Unable to confide in their spouses and children, they make efforts to hold back their emotions, which turn into aggression towards themselves or those around them, from which they and their loved ones suffer.

 

  • Stigmatization by society

In addition to the difficulties inherent in their traumatic experience as captives, released prisoners are systematically met with a hostile reception by the surrounding society, which stigmatizes them as potential traitors who let themselves be captured without resisting, accusing them of not having committed suicide to avoid captivity, accusations compounded by the dishonor of having suffered abuse, particularly sexual, during their captivity. Far from feeling supported by society, neighbors, family and institutions, the released prisoner faces a new stigmatization by his environment as well as by administration staff.

 

  • Social insecurity

Released prisoners are confronted with difficulties of social and professional integration.

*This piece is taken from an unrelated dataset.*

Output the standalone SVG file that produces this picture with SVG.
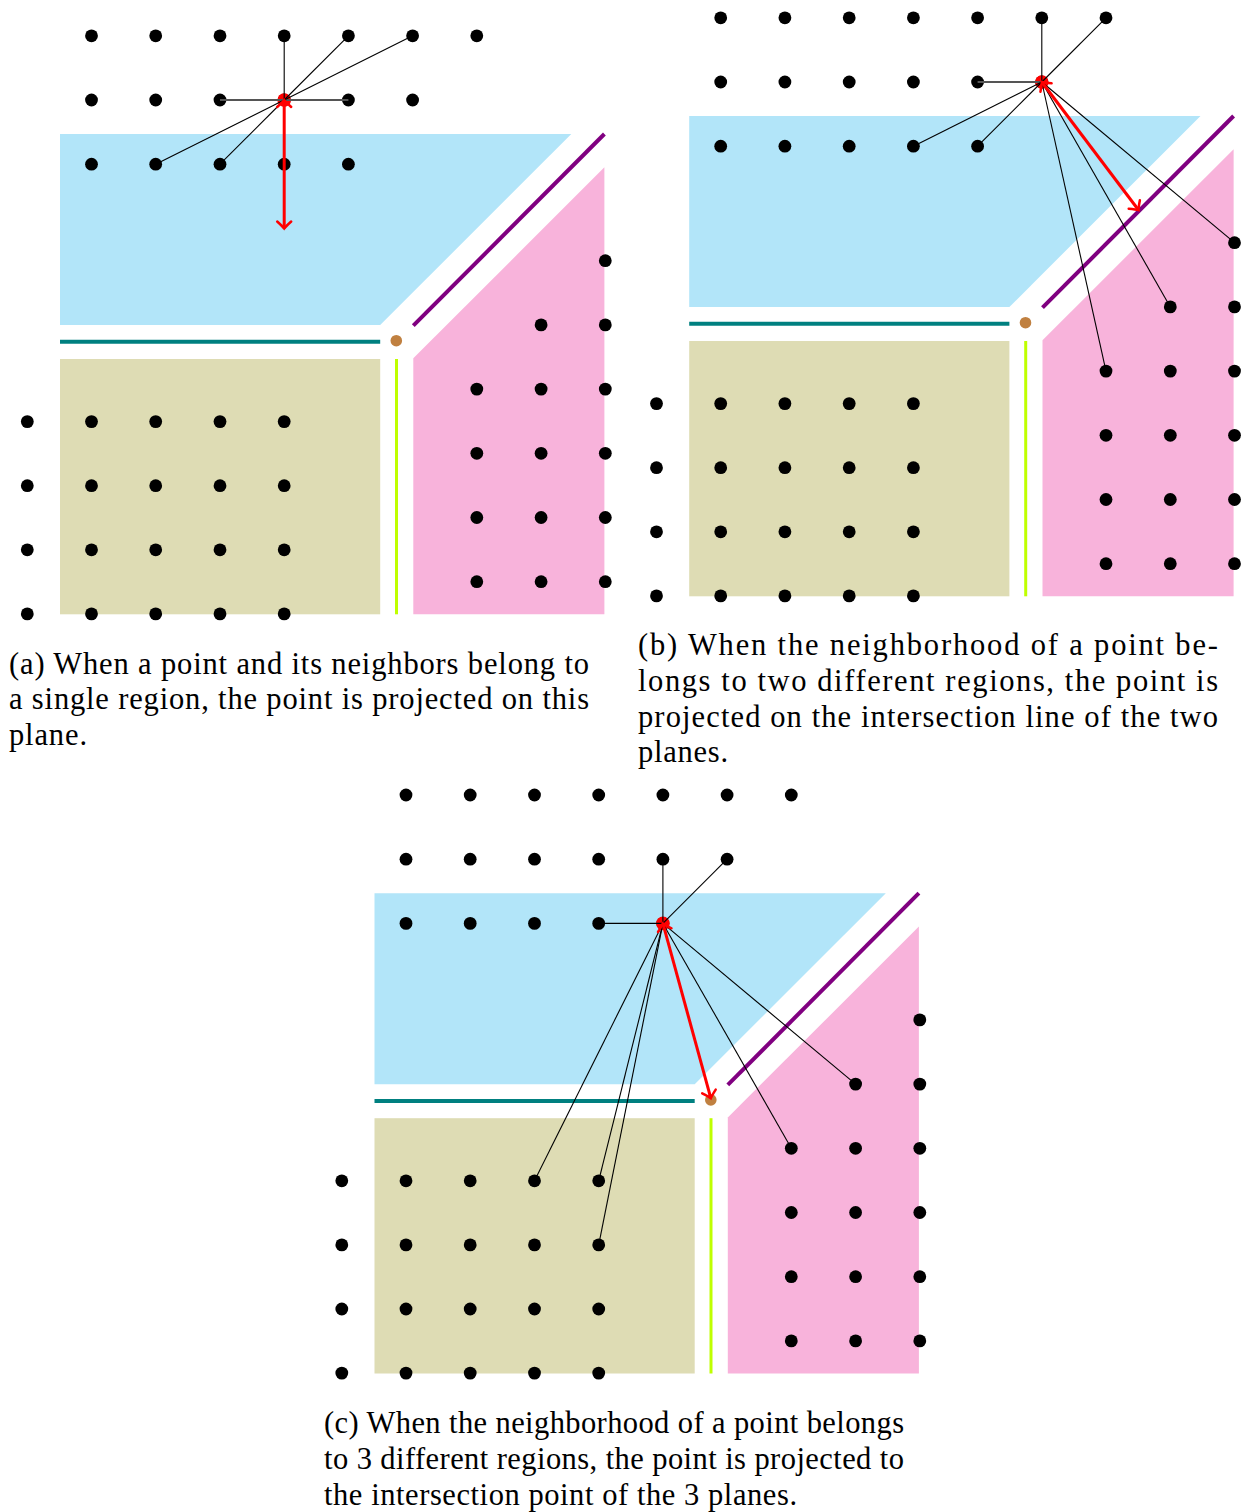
<svg xmlns="http://www.w3.org/2000/svg" xmlns:xlink="http://www.w3.org/1999/xlink" width="1249" height="1512" viewBox="0 0 1249 1512">
<style>
.blue{fill:#B2E5F9}
.khaki{fill:#DEDCB4}
.pink{fill:#F8B3DB}
.teal{stroke:#008080;stroke-width:4;fill:none}
.lime{stroke:#BFFF00;stroke-width:3;fill:none}
.purple{stroke:#800080;stroke-width:4;fill:none}
.brown{fill:#C08040}
.dot{fill:#000}
.red{fill:#FF0000}
.nb{stroke:#000;stroke-width:1.1;fill:none}
.nbh{stroke:#555;stroke-width:2;fill:none}
.arr{stroke:#FF0000;stroke-width:3;fill:none;marker-start:url(#chev);marker-end:url(#chev)}
.cap{font-family:"Liberation Serif","DejaVu Serif",serif;font-size:30.5px;fill:#000}
</style>
<defs>
<marker id="chev" viewBox="-10 -10 20 20" markerWidth="20" markerHeight="20" refX="0" refY="0" orient="auto-start-reverse" markerUnits="userSpaceOnUse">
<path d="M-7,-7 Q-2,-1.5 0,0 Q-2,1.5 -7,7" fill="none" stroke="#FF0000" stroke-width="2.5" stroke-linecap="round"/>
</marker>
<g id="regions">
<polygon class="blue" points="60,134 571.3,134 380.2,325 60,325"/>
<line class="teal" x1="60" y1="341.7" x2="380.2" y2="341.7"/>
<rect class="khaki" x="60" y="359" width="320.2" height="255.3"/>
<line class="lime" x1="396.5" y1="359" x2="396.5" y2="614.3"/>
<polygon class="pink" points="413.3,358.3 604.4,167.3 604.4,614.3 413.3,614.3"/>
<line class="purple" x1="413.3" y1="325.7" x2="604.4" y2="134"/>
<circle class="brown" cx="396.3" cy="340.7" r="5.8"/>
</g>
<g id="dots">
<g class="dot">
<circle cx="91.5" cy="35.8" r="6.4"/><circle cx="155.7" cy="35.8" r="6.4"/><circle cx="220" cy="35.8" r="6.4"/><circle cx="284.2" cy="35.8" r="6.4"/><circle cx="348.4" cy="35.8" r="6.4"/><circle cx="412.6" cy="35.8" r="6.4"/><circle cx="476.8" cy="35.8" r="6.4"/>
<circle cx="91.5" cy="100" r="6.4"/><circle cx="155.7" cy="100" r="6.4"/><circle cx="220" cy="100" r="6.4"/><circle cx="284.2" cy="100" r="6.4"/><circle cx="348.4" cy="100" r="6.4"/><circle cx="412.6" cy="100" r="6.4"/>
<circle cx="91.5" cy="164.2" r="6.4"/><circle cx="155.7" cy="164.2" r="6.4"/><circle cx="220" cy="164.2" r="6.4"/><circle cx="284.2" cy="164.2" r="6.4"/><circle cx="348.4" cy="164.2" r="6.4"/>
<circle cx="27.3" cy="421.6" r="6.4"/><circle cx="91.5" cy="421.6" r="6.4"/><circle cx="155.7" cy="421.6" r="6.4"/><circle cx="220" cy="421.6" r="6.4"/><circle cx="284.2" cy="421.6" r="6.4"/>
<circle cx="27.3" cy="485.7" r="6.4"/><circle cx="91.5" cy="485.7" r="6.4"/><circle cx="155.7" cy="485.7" r="6.4"/><circle cx="220" cy="485.7" r="6.4"/><circle cx="284.2" cy="485.7" r="6.4"/>
<circle cx="27.3" cy="549.8" r="6.4"/><circle cx="91.5" cy="549.8" r="6.4"/><circle cx="155.7" cy="549.8" r="6.4"/><circle cx="220" cy="549.8" r="6.4"/><circle cx="284.2" cy="549.8" r="6.4"/>
<circle cx="27.3" cy="613.9" r="6.4"/><circle cx="91.5" cy="613.9" r="6.4"/><circle cx="155.7" cy="613.9" r="6.4"/><circle cx="220" cy="613.9" r="6.4"/><circle cx="284.2" cy="613.9" r="6.4"/>
<circle cx="605.3" cy="260.7" r="6.4"/>
<circle cx="541.1" cy="324.9" r="6.4"/><circle cx="605.3" cy="324.9" r="6.4"/>
<circle cx="476.8" cy="389.1" r="6.4"/><circle cx="541.1" cy="389.1" r="6.4"/><circle cx="605.3" cy="389.1" r="6.4"/>
<circle cx="476.8" cy="453.3" r="6.4"/><circle cx="541.1" cy="453.3" r="6.4"/><circle cx="605.3" cy="453.3" r="6.4"/>
<circle cx="476.8" cy="517.5" r="6.4"/><circle cx="541.1" cy="517.5" r="6.4"/><circle cx="605.3" cy="517.5" r="6.4"/>
<circle cx="476.8" cy="581.7" r="6.4"/><circle cx="541.1" cy="581.7" r="6.4"/><circle cx="605.3" cy="581.7" r="6.4"/>
</g>
</g>
</defs>

<g id="panel-a">
<use xlink:href="#regions"/>
<use xlink:href="#dots"/>
<circle class="red" cx="284.2" cy="100" r="6.8"/>
<g id="connectors-a">
<line class="nbh" x1="220" y1="100" x2="348.4" y2="100"/>
<line class="nb" x1="284.2" y1="100" x2="284.2" y2="35.8"/>
<line class="nb" x1="284.2" y1="100" x2="348.4" y2="35.8"/>
<line class="nb" x1="284.2" y1="100" x2="412.6" y2="35.8"/>
<line class="nb" x1="284.2" y1="100" x2="155.7" y2="164.2"/>
<line class="nb" x1="284.2" y1="100" x2="220" y2="164.2"/>
<line class="arr" x1="284.2" y1="100" x2="284.2" y2="228.5"/>
</g>
<text class="cap" x="9" y="673.5" textLength="580" lengthAdjust="spacing">(a) When a point and its neighbors belong to</text>
<text class="cap" x="9" y="709.2" textLength="580" lengthAdjust="spacing">a single region, the point is projected on this</text>
<text class="cap" x="9" y="744.9" textLength="78" lengthAdjust="spacing">plane.</text>
</g>

<g id="panel-b">
<g transform="translate(629.2,-18)">
<use xlink:href="#regions"/>
<use xlink:href="#dots"/>
<circle class="red" cx="412.6" cy="100" r="6.8"/>
<g id="connectors-b">
<line class="nbh" x1="412.6" y1="100" x2="348.4" y2="100"/>
<line class="nb" x1="412.6" y1="100" x2="412.6" y2="35.8"/>
<line class="nb" x1="412.6" y1="100" x2="476.8" y2="35.8"/>
<line class="nb" x1="412.6" y1="100" x2="284.2" y2="164.2"/>
<line class="nb" x1="412.6" y1="100" x2="348.4" y2="164.2"/>
<line class="nb" x1="412.6" y1="100" x2="605.3" y2="260.7"/>
<line class="nb" x1="412.6" y1="100" x2="541.1" y2="324.9"/>
<line class="nb" x1="412.6" y1="100" x2="476.8" y2="389.1"/>
<line class="arr" x1="412.6" y1="100" x2="509.3" y2="228"/>
</g>
</g>
<text class="cap" x="638" y="655.3" textLength="580" lengthAdjust="spacing">(b) When the neighborhood of a point be-</text>
<text class="cap" x="638" y="691" textLength="580" lengthAdjust="spacing">longs to two different regions, the point is</text>
<text class="cap" x="638" y="726.7" textLength="580" lengthAdjust="spacing">projected on the intersection line of the two</text>
<text class="cap" x="638" y="762.4" textLength="90" lengthAdjust="spacing">planes.</text>
</g>

<g id="panel-c">
<g transform="translate(314.5,759.2)">
<use xlink:href="#regions"/>
<use xlink:href="#dots"/>
<circle class="red" cx="348.4" cy="164.2" r="6.8"/>
<g id="connectors-c">
<line class="nb" x1="348.4" y1="164.2" x2="284.2" y2="164.2"/>
<line class="nb" x1="348.4" y1="164.2" x2="348.4" y2="100"/>
<line class="nb" x1="348.4" y1="164.2" x2="412.6" y2="100"/>
<line class="nb" x1="348.4" y1="164.2" x2="541.1" y2="324.9"/>
<line class="nb" x1="348.4" y1="164.2" x2="476.8" y2="389.1"/>
<line class="nb" x1="348.4" y1="164.2" x2="220" y2="421.6"/>
<line class="nb" x1="348.4" y1="164.2" x2="284.2" y2="421.6"/>
<line class="nb" x1="348.4" y1="164.2" x2="284.2" y2="485.7"/>
<line class="arr" x1="348.4" y1="164.2" x2="396.3" y2="339"/>
</g>
</g>
<text class="cap" x="324" y="1433" textLength="580" lengthAdjust="spacing">(c) When the neighborhood of a point belongs</text>
<text class="cap" x="324" y="1469" textLength="580" lengthAdjust="spacing">to 3 different regions, the point is projected to</text>
<text class="cap" x="324" y="1505" textLength="473" lengthAdjust="spacing">the intersection point of the 3 planes.</text>
</g>
</svg>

Having lost their jobs or interrupted their studies following their internment, their physical and psychological isolation continues due to their inability to find a place in the job market to meet their family's material needs. What's more, they do not benefit from the pensions allocated to those wounded in the war: as Armenian legislation currently stands, the psychological and physical damage caused by their incarceration is not considered to be damage suffered as a result of the war. The result is growing insecurity, which in turn feeds the psychological and social isolation of these former internees.

 

Psychological support program

Based on this observation, and in order to tackle at least the first problem, LIBERTAS is committed to taking part, in 2025, in a psychological support program for released prisoners and their families, based on a needs assessment study, prepared on the basis of a wide-ranging survey initiated by LIBERTAS, and carried out by teams made up of psychologists and social workers.

Following this assessment study, a program will be set up by a joint commission of managers from three entities with the LIBERTAS collective: the ICRC (International Committee of the Red Cross) of Armenia with its teams of doctors, psychologists and social workers, the INTRA Mental Health Center of Yerevan headed by Prof. Khachatur GASPARYAN and human rights lawyers Siranush SAHAKYAN and Artak ZEYNALYAN from the International Center for Comparative Law.

The INTRA Centre for Mental Health in Yerevan is a cooperation partner of Santé Arménie and the Hôpital du Vinatier in Lyon.